Clark stated that the core of the story is fantasy, and that he knew she would be wielding a sword even before naming her character.

===Sadie Watkins===
The 21-year-old, loud-mouthed companion of Maryse and Cordelia, Sadie hunts Ku Kluxes with her Winchester rifle. Sadie is the vulgar member of the party of three, choosing to use racial slurs despite Maryse's protests. However, when Maryse's life is on the line, Sadie doesn't hesitate to save her. Before hearing Nana Jean's call, Sadie was on a rampage in Alabama after her grandfather was killed by Ku Kluxes.

===Cordelia "Cordy" "Chef" Lawrence===
The 27-year-old Cordy hunts "Ku Kluxes" with Maryse and Sadie. She fought in World War I serving with the Black Rattlers. She serves as the muscle of the trio, and prevents fights between Sadie's vulgar nature and Maryse's ethical nature. Due to her expertise in crafting bombs to kill German soldiers, she was nicknamed "Chef". She is gifted with "the sight" of witnessing the true forms of the Ku Kluxes. Cordy was originally a Harlem Hellfighter before being called to the service of Nana Jean. Chef is a lesbian.

===Nana Jean===
Serving as the leader of the trio, Nana Jean has the strongest connection to the Gullah culture and the ring shouts in her barn. Despite Maryse's doubts about Jean's old ways, she continues to regard her with praise. Nana Jean operates the barn in Georgia and uses her skills to make "Mama's Water", a way to ward off evil, and spread it throughout the rest of Georgia. Nana Jean called to the trio from their lives to be recruited by her in Macon to fight against the Ku Kluxes.

=== Ku Kluxes ===
The demonic forces summoned by the Ku Klux Klan, Ku Kluxes are indistinguishable from human members of the Klan, except to those who have "the sight". They can walk on all fours, grow huge torsos, stand nine feet tall, and have sharp claws, contorted limbs, spiky teeth, long snouts, and more grotesque features. Ku Kluxes are notable for their weak eyes, but strong noses. When they die, they crumble to ash. After their death, people who don't have "the sight" will not be able to see their monstrous characteristics. These monstrosities were summoned by the Second Klan on Devil's Night at Stone Mountain.

===Other characters===
- Molly, a freedwoman who analyzes Ku Kluxes. Her family were slaves of the Choctaw.
- Emma Krauss, a German Jewish socialist revolutionary.
- Michael George, Maryse's beau
- Dr Antoine Bisset, a doctor from 1937 who serves the ghoulish Night Doctors
- Aunties Margaret, Ondine, and Jadine, 3 fox-like haints who provide aid and advice to Maryse

==Critical reception==
NPR's Danny Lore describes the story as "a demonic horror twist on the Jim Crow South," praising "Clark's craft and thoughtfulness... in his use of history", and his "incredibly lively cast" of characters. Lore draws favorable comparisons between Clark's usage of Black history, and the role of that same history in Lovecraft Country (2020) and Watchmen (2019).

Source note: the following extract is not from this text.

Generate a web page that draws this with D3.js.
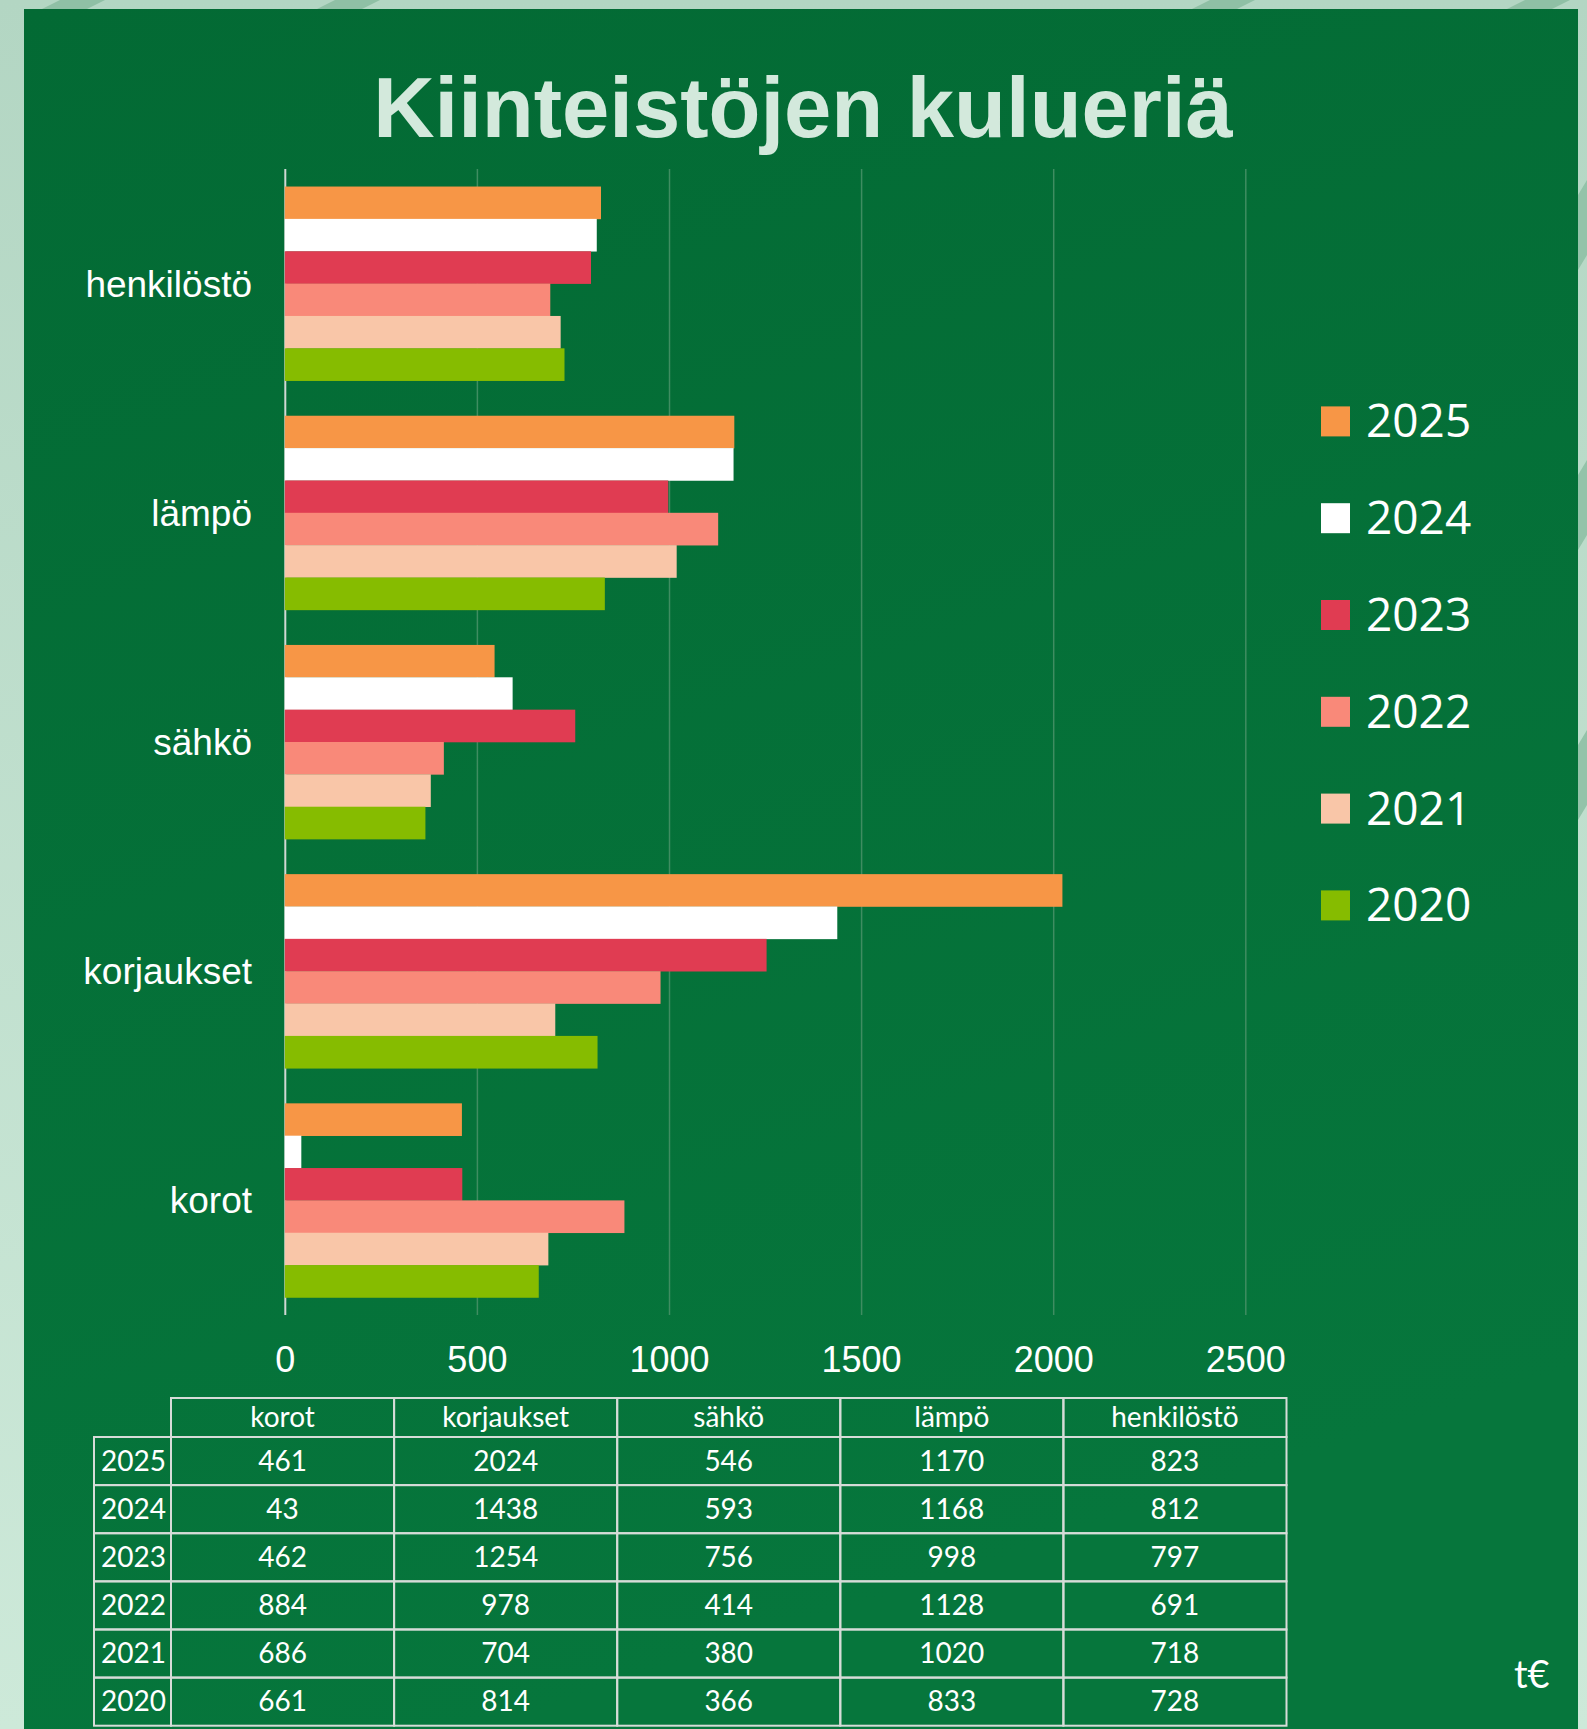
<!DOCTYPE html>
<html>
<head>
<meta charset="utf-8">
<script src="https://cdn.jsdelivr.net/npm/d3@7"></script>
<style>
  body { margin: 0; background: #b5d7c4; }
  svg { display: block; }
</style>
</head>
<body>
<div id="svg"></div>
<script>
/*
 */
var categories = ['korot', 'korjaukset', 'sähkö', 'lämpö', 'henkilöstö']
  , years = ['2025', '2024', '2023', '2022', '2021', '2020']
  , v2025 = [461, 2024, 546, 1170, 823]
  , v2024 = [43, 1438, 593, 1168, 812]
  , v2023 = [462, 1254, 756, 998, 797]
  , v2022 = [884, 978, 414, 1128, 691]
  , v2021 = [686, 704, 380, 1020, 718]
  , v2020 = [661, 814, 366, 833, 728]
  , xTicks = [0, 500, 1000, 1500, 2000, 2500]
  , colors = ['#f79646', '#ffffff', '#e03c52', '#f98979', '#f9c6a8', '#86bc00'];

var series = [v2025, v2024, v2023, v2022, v2021, v2020];

var width = 1587
  , height = 1729;

var svg = d3.select('#svg').append('svg')
  .attr('width', width)
  .attr('height', height);

/*
 * Background: pale mint frame with faint diagonal bands,
 * dark green panel on top.
 */
var defs = svg.append('defs');

var outer = defs.append('linearGradient')
  .attr('id', 'outer')
  .attr('x1', 0).attr('y1', 0).attr('x2', 0).attr('y2', 1);
outer.append('stop').attr('offset', 0).attr('stop-color', '#b3d6c3');
outer.append('stop').attr('offset', 1).attr('stop-color', '#cde9d9');

var panel = defs.append('linearGradient')
  .attr('id', 'panel')
  .attr('x1', 0).attr('y1', 0).attr('x2', 0.3).attr('y2', 1);
panel.append('stop').attr('offset', 0).attr('stop-color', '#036a34');
panel.append('stop').attr('offset', 1).attr('stop-color', '#06763c');

svg.append('rect')
  .attr('width', width)
  .attr('height', height)
  .attr('fill', 'url(#outer)');

// diagonal bands peeking out around the panel
[[60, 0], [335, 0], [1210, 0], [1525, 0]].forEach(function(p) {
  svg.append('path')
    .attr('d', 'M' + p[0] + ',' + p[1] + 'l45,0l-20,10l-45,0z')
    .attr('fill', '#8fc0a5');
});
[[1587, 180], [1587, 460], [1587, 730]].forEach(function(p) {
  svg.append('path')
    .attr('d', 'M' + p[0] + ',' + p[1] + 'l0,75l-12,20l0,-75z')
    .attr('fill', '#93c3a9');
});

svg.append('rect')
  .attr('x', 24)
  .attr('y', 9)
  .attr('width', 1554)
  .attr('height', height - 9)
  .attr('fill', 'url(#panel)');

/*
 * Title
 */
svg.append('text')
  .attr('x', 803)
  .attr('y', 137)
  .attr('text-anchor', 'middle')
  .style('font-family', '"Liberation Sans", Arial, sans-serif')
  .style('font-weight', 'bold')
  .style('font-size', '85px')
  .style('fill', '#d3e9dc')
  .text('Kiinteistöjen kulueriä');

/*
 * Scales
 */
var plotTop = 169
  , plotBottom = 1315;

var x = d3.scaleLinear()
  .domain([0, 2500])
  .range([284.8, 1245.3]);

var y = d3.scaleBand()
  .domain(categories.slice().reverse())
  .range([plotTop, plotBottom])
  .paddingInner(0.153)
  .paddingOuter(0.0765);

var yInner = d3.scaleBand()
  .domain(years)
  .range([0, y.bandwidth()]);

/*
 * Grid lines and the x axis labels.
 */
var xAxis = d3.axisBottom(x)
  .tickValues(xTicks)
  .tickSize(-(plotBottom - plotTop))
  .tickPadding(0)
  .tickFormat(d3.format('d'));

var gx = svg.append('g')
  .attr('transform', 'translate(0,' + plotBottom + ')')
  .call(xAxis);

gx.select('.domain').remove();
gx.selectAll('.tick line')
  .attr('stroke', function(d) { return d === 0 ? '#d0d8d3' : '#3f8d61'; })
  .attr('stroke-width', function(d) { return d === 0 ? 2 : 1.5; });
gx.selectAll('.tick text')
  .attr('y', 57)
  .attr('dy', 0)
  .style('font-family', '"Liberation Sans", Arial, sans-serif')
  .style('font-size', '36px')
  .style('fill', '#ffffff');

/*
 * Bars
 */
var groups = svg.selectAll('g.cat')
  .data(categories)
  .enter()
  .append('g')
  .attr('class', 'cat')
  .attr('transform', function(d) {
    return 'translate(0,' + y(d) + ')';
  });

groups.selectAll('rect')
  .data(function(d, i) {
    return years.map(function(yr, j) {
      return { year: yr, value: series[j][i], color: colors[j] };
    });
  })
  .enter()
  .append('rect')
  .attr('x', x(0))
  .attr('y', function(d) { return yInner(d.year); })
  .attr('width', function(d) { return x(d.value) - x(0); })
  .attr('height', yInner.bandwidth() + 0.3)
  .attr('fill', function(d) { return d.color; });

// category labels
svg.selectAll('text.cat')
  .data(categories)
  .enter()
  .append('text')
  .attr('class', 'cat')
  .attr('x', 252)
  .attr('y', function(d) { return y(d) + y.bandwidth() / 2; })
  .attr('dy', '0.35em')
  .attr('text-anchor', 'end')
  .style('font-family', '"Liberation Sans", Arial, sans-serif')
  .style('font-size', '37px')
  .style('fill', '#ffffff')
  .text(function(d) { return d; });

/*
 * Legend
 */
var legend = svg.selectAll('g.legend')
  .data(years)
  .enter()
  .append('g')
  .attr('class', 'legend')
  .attr('transform', function(d, i) {
    return 'translate(1321,' + (421.4 + i * 96.8) + ')';
  });

legend.append('rect')
  .attr('x', 0)
  .attr('y', -15)
  .attr('width', 29)
  .attr('height', 30)
  .attr('fill', function(d, i) { return colors[i]; });

legend.append('text')
  .attr('x', 45)
  .attr('y', 16)
  .style('font-family', '"Open Sans", sans-serif')
  .style('font-size', '46px')
  .style('fill', '#ffffff')
  .text(function(d) { return d; });

/*
 * Data table under the chart.
 */
var col = d3.scaleBand()
  .domain(categories)
  .range([171, 1286.5]);

var row = d3.scaleBand()
  .domain(years)
  .range([1437, 1725.7]);

var headTop = 1398
  , yearLeft = 94
  , lineColor = '#d6dcd8'
  , tableFont = 'Lato, "Open Sans", sans-serif';

var table = svg.append('g');

// header cells
table.selectAll('rect.head')
  .data(categories)
  .enter()
  .append('rect')
  .attr('class', 'head')
  .attr('x', function(d) { return col(d); })
  .attr('y', headTop)
  .attr('width', col.bandwidth())
  .attr('height', row.range()[0] - headTop)
  .attr('fill', 'none')
  .attr('stroke', lineColor)
  .attr('stroke-width', 2);

table.selectAll('text.head')
  .data(categories)
  .enter()
  .append('text')
  .attr('class', 'head')
  .attr('x', function(d) { return col(d) + col.bandwidth() / 2; })
  .attr('y', (headTop + row.range()[0]) / 2)
  .attr('dy', '0.35em')
  .attr('text-anchor', 'middle')
  .style('font-family', tableFont)
  .style('font-size', '28px')
  .style('fill', '#ffffff')
  .text(function(d) { return d; });

// year cells
var rows = table.selectAll('g.row')
  .data(years)
  .enter()
  .append('g')
  .attr('class', 'row')
  .attr('transform', function(d) { return 'translate(0,' + row(d) + ')'; });

rows.append('rect')
  .attr('x', yearLeft)
  .attr('y', 0)
  .attr('width', col.range()[0] - yearLeft)
  .attr('height', row.bandwidth())
  .attr('fill', 'none')
  .attr('stroke', lineColor)
  .attr('stroke-width', 2);

rows.append('text')
  .attr('x', 101)
  .attr('y', row.bandwidth() / 2)
  .attr('dy', '0.35em')
  .style('font-family', tableFont)
  .style('font-size', '28px')
  .style('fill', '#ffffff')
  .text(function(d) { return d; });

// value cells
var cells = rows.selectAll('g.cell')
  .data(function(d, j) {
    return categories.map(function(c, i) {
      return { cat: c, value: series[j][i] };
    });
  })
  .enter()
  .append('g')
  .attr('class', 'cell');

cells.append('rect')
  .attr('x', function(d) { return col(d.cat); })
  .attr('y', 0)
  .attr('width', col.bandwidth())
  .attr('height', row.bandwidth())
  .attr('fill', 'none')
  .attr('stroke', lineColor)
  .attr('stroke-width', 2);

cells.append('text')
  .attr('x', function(d) { return col(d.cat) + col.bandwidth() / 2; })
  .attr('y', row.bandwidth() / 2)
  .attr('dy', '0.35em')
  .attr('text-anchor', 'middle')
  .style('font-family', tableFont)
  .style('font-size', '28px')
  .style('fill', '#ffffff')
  .text(function(d) { return d.value; });

// unit
svg.append('text')
  .attr('x', 1514)
  .attr('y', 1688)
  .style('font-family', tableFont)
  .style('font-size', '38px')
  .style('fill', '#ffffff')
  .text('t€');
</script>
</body>
</html>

| Year | Award | Category | Result | Ref. |
| 2020 | Goodreads Choice Awards | Horror | Finalist—15th |  |
| Nebula Award | Novella | Won |  |
| Shirley Jackson Award | Novella | Finalist |  |
| 2021 | British Fantasy Award | Novella | Won |  |
| Hugo Award | Novella | Finalist |  |
| Hurston/Wright Legacy Award | Fiction | Nominated |  |
| Ignyte Award | Novella | Finalist |  |
| Locus Award | Best Novella | Won |  |
| RUSA Codes Reading List | Fantasy | Shortlisted |  |
| World Fantasy Award | Novella | Finalist |  |

==Adaptation==
In December 2020 Skydance Television announced the acquisition of the rights to produce a television series based on Clark's novella, with Kasi Lemmons writing and directing as showrunner. Deadline reported that Kiki Layne is currently the only lead cast member of the project. That same month, Clark revealed on his blog, The Musings of a Disgruntled Haradrim..., his conversations with Lemmons, Layne, and producers, while sharing his excitement for the adaptation's development.